The result? A generation that can skim but not synthesize, that knows facts but not context, and that struggles to form original arguments because they’ve never wrestled with complex ideas on their own.

How AI Short-Circuits Learning

AI doesn’t just answer questions—it preempts the need to ask them. When students use AI to summarize, interpret, or even write responses, they skip the messy, essential work of mental struggle. And it’s precisely that struggle that builds intellectual resilience.

Studies show that when learners process information actively—by paraphrasing, questioning, or connecting ideas—they retain it longer and understand it more deeply.

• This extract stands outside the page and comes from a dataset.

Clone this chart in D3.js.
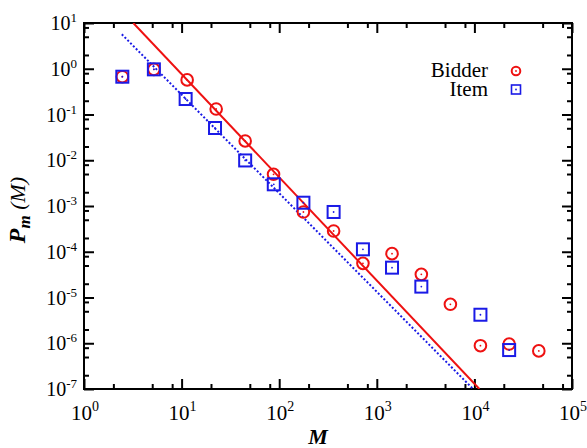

AI bypasses all of that, delivering polished answers without the cognitive friction that leads to real understanding.

What Teachers Are Seeing

High school and college instructors report a troubling trend: students can’t explain what they’ve read unless they’ve run it through an AI tool first. Some admit they haven’t read full texts in years. Others submit essays that sound fluent but lack coherence or original thought—hallmarks of AI-generated content.

“They’re not lazy,” says one English professor who asked not to be named. “They genuinely don’t know how to start. They’ve outsourced their thinking so long, they’ve forgotten how to do it themselves.”

The Hidden Cost to Critical Thinking

Critical thinking isn’t a skill you acquire once—it’s a muscle built through repeated use. Every time a student lets AI interpret a passage or construct an argument, they miss a rep. Over time, this atrophy becomes permanent.

Worse, AI often presents its outputs with unwarranted confidence, masking errors, biases, or oversimplifications. Students, lacking the foundational literacy to spot these flaws, absorb misinformation as truth.

Can We Reclaim Thought in the AI Age?

Experts aren’t calling for a ban on AI—but for boundaries. Some schools now require “AI-free” reading journals. Others design assignments that demand personal reflection, creative response, or in-class discussion—tasks AI can’t replicate.

The goal isn’t to reject technology, but to protect the human capacity for meaning-making. As one educator put it: “AI can give you the answer. But only you can ask the right question.”

Without deliberate intervention, we risk raising a generation fluent in prompts but mute in thought—capable of consuming information, but unable to truly understand the world.